Samstag, 23. November 2019

Von kleinen und großen Abschieden

„So viele Zuhörer wünscht sich mancher Geistliche, wenn er predigt“, sagt die ehrenamtliche Leiterin der Saarner Klosterbücherei, Henny Reinke. Pfarrer Christian Böckmann gibt mit Blick auf die fast überfüllte Klosterkirche St. Mariä Himmelfahrt zu: „So voll ist es hier sonst nur an Weihnachten.“ Und Buchhändlerin Ursula Hilberath freut sich als Mit-Initiatorin des Saarner Bücherherbstes: „Wir hätten auch den Kölner Dom ausverkaufen können!“ 310 Kirchenbesucher finden an diesem Abend Platz auf Bänken und Stühlen. Sie sind gekommen, um Christine Westermann zu erleben. Die Journalistin, Autorin und Moderatorin stellt ihr Buch: „Manchmal ist es federleicht“ vor. Es geht um die kleinen und großen Abschiede im Leben. Das ist ein Thema wie gemacht für eine Predigt. Wenn sie ganz gegenwärtig vor dem Altar von St. Mariä Himmelfahrt von den Abschieden und Neuanfängen ihres Lebens liest und erzählt, kommt die Botschaft an. Die Menschen im Kirchenschiff hören gespannt zu. Aber es darf und wird auch geklatscht oder gelacht. 

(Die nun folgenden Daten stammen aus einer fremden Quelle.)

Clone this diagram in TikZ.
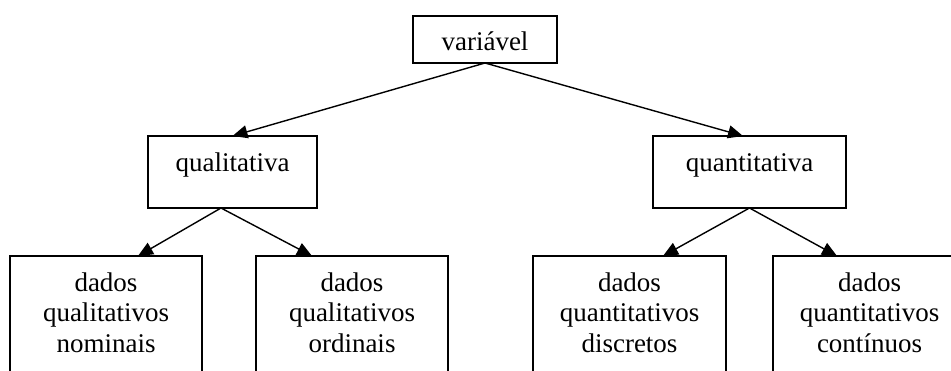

Vor allem als Westermann einfühlsam und glaubwürdig von ihrer frühkindlichen Flucht aus der DDR, der Scheidung ihrer Eltern und dem viel zu frühen Tod ihres kulturell und politisch engagierten Vaters oder vom Krebstod einer lebenshungrigen und lebensbejahenden Freundin berichtet, bekommt ihre Lesung eine seelsorgerische Qualität, die man sich von so mancher Predigt und Liturgie wünschen würde. „Als Menschen schwanken wir angesichts der unausweichlichen Veränderungen in unserem Leben zwischen der Furcht vor eben diesen Veränderungen und dem Mut, sie anzunehmen. Ich habe gelernt, dass es im Leben keinen Mut ohne Angst gibt, aber dass es herrlich befreiend und federleicht sein kann, wenn man den Mut findet, sich von seinen Erwartungen, Vorsätzen und Verstrickungen zu trennen und sie einfach über Bord zu werfen.“


Und auch diese Botschaft gibt Christine Westermann ihren Zuhörern, Zuschauern und Lesern mit auf den Heimweg, ehe sie ihre an einem Büchertisch reichlich verkauften Bücher signiert: „Der liebe Gott hat es gut eingerichtet, dass uns die lebendige Erinnerung an einen geliebten Menschen bleibt, von dem wir uns verabschieden mussten. Und ich selbst verteidige meinen Kinderglauben mit aller Macht, dass ich behütet und beschützt werde.“ 


Nach der Lesung steht für Pfarrer Christinan Böckmann fest: „Das Kloster Saarn war und ist ein Ort der starken Frauen!“ Die Zisterzienserinnen haben hier gewirkt. Und jetzt sind die ehrenamtlichen Mitarbeiterinnen der 1849 gegründeten Klosterbücherei ebenso in ihre Fußstapfen getreten wie etwa ihre Kolleginnen von der Gemeinde-Caritas, die tatkräftigen Saarner Buchhändlerinnen Ursula Hilberath und Brigitta Lange oder jetzt auch Christine Westermann.